[Source code of charts]
>>>
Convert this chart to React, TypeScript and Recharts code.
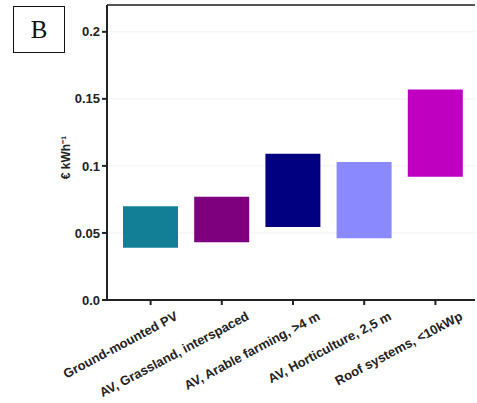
import React from "react";
import {
    BarChart,
    Bar,
    XAxis,
    YAxis,
    CartesianGrid,
    Cell,
    ReferenceLine,
} from "recharts";

const categories = [
    "Ground-mounted PV",
    "AV, Grassland, interspaced",
    "AV, Arable farming, >4 m",
    "AV, Horticulture, 2,5 m",
    "Roof systems, <10kWp",
];
const lows = [0.039, 0.043, 0.0545, 0.046, 0.092];
const highs = [0.07, 0.077, 0.109, 0.103, 0.157];
const barColors = ["#137f97", "#7e007e", "#000080", "#8a8afe", "#c000c0"];
const yTicks = [0, 0.05, 0.1, 0.15, 0.2];
const yTickLabels = ["0.0", "0.05", "0.1", "0.15", "0.2"];

const data = categories.map((name, i) => ({
    name,
    range: [lows[i], highs[i]],
}));

const FONT = "Liberation Sans, Arial, sans-serif";

function XTick(props: any) {
    const { x, y, payload } = props;
    return (
        <g transform={`translate(${x + 28},${y + 12}) rotate(-28)`}>
            <text
                textAnchor="end"
                fontFamily={FONT}
                fontWeight="bold"
                fontSize={13}
                fill="#222"
            >
                {payload.value}
            </text>
        </g>
    );
}

export default function App() {
    return (
        <div
            style={{
                position: "absolute",
                left: 0,
                top: 0,
                width: 477,
                height: 403,
                background: "#fff",
            }}
        >
            {/* panel letter */}
            <div
                style={{
                    position: "absolute",
                    left: 13,
                    top: 6,
                    width: 50,
                    height: 45,
                    border: "1.5px solid #111",
                    fontFamily: "Liberation Serif, serif",
                    fontSize: 25,
                    lineHeight: "45px",
                    textAlign: "center",
                    color: "#111",
                }}
            >
                B
            </div>

            <BarChart
                width={477}
                height={403}
                data={data}
                margin={{ top: 5, right: 2, left: 0, bottom: 0 }}
                barCategoryGap={8}
            >
                <CartesianGrid
                    vertical={false}
                    stroke="#f2f2f2"
                    horizontalValues={yTicks}
                />
                <XAxis
                    dataKey="name"
                    height={103}
                    interval={0}
                    padding={{ left: 8, right: 4 }}
                    tick={<XTick />}
                    tickSize={5}
                    axisLine={{ stroke: "#222", strokeWidth: 2 }}
                    tickLine={{ stroke: "#222", strokeWidth: 2 }}
                />
                <YAxis
                    width={107}
                    domain={[0, 0.22]}
                    ticks={yTicks}
                    allowDataOverflow
                    tickFormatter={(v: number) => yTickLabels[yTicks.indexOf(v)]}
                    tickSize={5}
                    tickMargin={2}
                    axisLine={{ stroke: "#222", strokeWidth: 2 }}
                    tickLine={{ stroke: "#222", strokeWidth: 2 }}
                    tick={{
                        fill: "#222",
                        fontFamily: FONT,
                        fontWeight: "bold",
                        fontSize: 13,
                    }}
                    label={{
                        value: "€ kWh⁻¹",
                        angle: -90,
                        position: "center",
                        dx: 12,
                        dy: 5,
                        fill: "#222",
                        fontFamily: FONT,
                        fontWeight: "bold",
                        fontSize: 12,
                    }}
                />
                <ReferenceLine y={0.22} stroke="#555" strokeWidth={2} />
                <Bar dataKey="range" isAnimationActive={false}>
                    {data.map((d, i) => (
                        <Cell key={d.name} fill={barColors[i]} />
                    ))}
                </Bar>
            </BarChart>
        </div>
    );
}
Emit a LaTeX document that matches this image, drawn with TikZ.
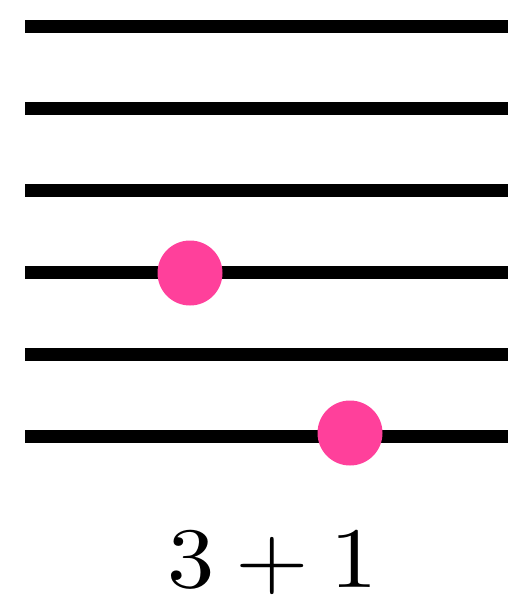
<<<
What you will do =>
Without including any picture, repeat the data exactly.

Solution for this exercise =>
Convert this chart to React, TypeScript and Recharts code.
import React from "react";
import {
    BarChart,
    Bar,
    XAxis,
    YAxis,
    CartesianGrid,
    Cell,
    ReferenceLine,
} from "recharts";

const categories = [
    "Ground-mounted PV",
    "AV, Grassland, interspaced",
    "AV, Arable farming, >4 m",
    "AV, Horticulture, 2,5 m",
    "Roof systems, <10kWp",
];
const lows = [0.039, 0.043, 0.0545, 0.046, 0.092];
const highs = [0.07, 0.077, 0.109, 0.103, 0.157];
const barColors = ["#137f97", "#7e007e", "#000080", "#8a8afe", "#c000c0"];
const yTicks = [0, 0.05, 0.1, 0.15, 0.2];
const yTickLabels = ["0.0", "0.05", "0.1", "0.15", "0.2"];

const data = categories.map((name, i) => ({
    name,
    range: [lows[i], highs[i]],
}));

const FONT = "Liberation Sans, Arial, sans-serif";

function XTick(props: any) {
    const { x, y, payload } = props;
    return (
        <g transform={`translate(${x + 28},${y + 12}) rotate(-28)`}>
            <text
                textAnchor="end"
                fontFamily={FONT}
                fontWeight="bold"
                fontSize={13}
                fill="#222"
            >
                {payload.value}
            </text>
        </g>
    );
}

export default function App() {
    return (
        <div
            style={{
                position: "absolute",
                left: 0,
                top: 0,
                width: 477,
                height: 403,
                background: "#fff",
            }}
        >
            {/* panel letter */}
            <div
                style={{
                    position: "absolute",
                    left: 13,
                    top: 6,
                    width: 50,
                    height: 45,
                    border: "1.5px solid #111",
                    fontFamily: "Liberation Serif, serif",
                    fontSize: 25,
                    lineHeight: "45px",
                    textAlign: "center",
                    color: "#111",
                }}
            >
                B
            </div>

            <BarChart
                width={477}
                height={403}
                data={data}
                margin={{ top: 5, right: 2, left: 0, bottom: 0 }}
                barCategoryGap={8}
            >
                <CartesianGrid
                    vertical={false}
                    stroke="#f2f2f2"
                    horizontalValues={yTicks}
                />
                <XAxis
                    dataKey="name"
                    height={103}
                    interval={0}
                    padding={{ left: 8, right: 4 }}
                    tick={<XTick />}
                    tickSize={5}
                    axisLine={{ stroke: "#222", strokeWidth: 2 }}
                    tickLine={{ stroke: "#222", strokeWidth: 2 }}
                />
                <YAxis
                    width={107}
                    domain={[0, 0.22]}
                    ticks={yTicks}
                    allowDataOverflow
                    tickFormatter={(v: number) => yTickLabels[yTicks.indexOf(v)]}
                    tickSize={5}
                    tickMargin={2}
                    axisLine={{ stroke: "#222", strokeWidth: 2 }}
                    tickLine={{ stroke: "#222", strokeWidth: 2 }}
                    tick={{
                        fill: "#222",
                        fontFamily: FONT,
                        fontWeight: "bold",
                        fontSize: 13,
                    }}
                    label={{
                        value: "€ kWh⁻¹",
                        angle: -90,
                        position: "center",
                        dx: 12,
                        dy: 5,
                        fill: "#222",
                        fontFamily: FONT,
                        fontWeight: "bold",
                        fontSize: 12,
                    }}
                />
                <ReferenceLine y={0.22} stroke="#555" strokeWidth={2} />
                <Bar dataKey="range" isAnimationActive={false}>
                    {data.map((d, i) => (
                        <Cell key={d.name} fill={barColors[i]} />
                    ))}
                </Bar>
            </BarChart>
        </div>
    );
}
Emit a LaTeX document that matches this image, drawn with TikZ.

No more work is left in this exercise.